Metadata is crucial for enabling users to search, categorise, and understand blocks within larger workflows.
Dynamic Ports¶
Some blocks may need to handle dynamic numbers of inputs and outputs that are only known at runtime. These are called dynamic ports. Dynamic ports allow a block to accept or produce data based on variable conditions or inputs.
Example:¶
class DynamicBlock(Block):
dynamic_inputs: list[Input[int]]
dynamic_outputs: dict[str, Output[int]]
@step()
async def process(self):
for input_value in self.dynamic_inputs:
output_value = input_value * 2
self.dynamic_outputs[str(input_value)].send(output_value)
In the example above, dynamic_inputs and dynamic_outputs can handle varying numbers of inputs and outputs.
Error Handling in Blocks¶
Error handling in blocks is done via the BlockError class. This allows blocks to raise and communicate errors during execution. Blocks can define an error output pin that emits an error message when a failure occurs.
Example:¶
class BlockError(Exception):
def __init__(self, message: str, data: Any = None):
self.message = message
self.data = data
class MyBlock(Block):
error: Output[BlockError]
@step()
async def risky_operation(self):
try:
# risky logic here
except Exception as e:
self.error.send(BlockError(message=str(e)))
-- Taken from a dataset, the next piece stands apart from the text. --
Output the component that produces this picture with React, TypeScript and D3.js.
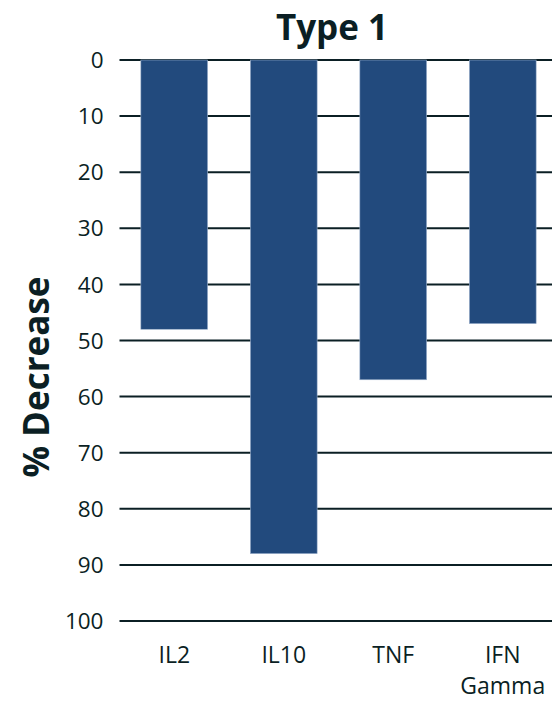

Error handling is essential for creating robust blocks that can gracefully handle unexpected situations.
Conclusion¶
The concepts around blocks in SmartSpace, such as inputs, outputs, states, ports, tools, and metadata, provide a structured and flexible system for creating reusable components in workflows. Understanding these concepts is key to building powerful, dynamic, and scalable workflows using the SmartSpace platform.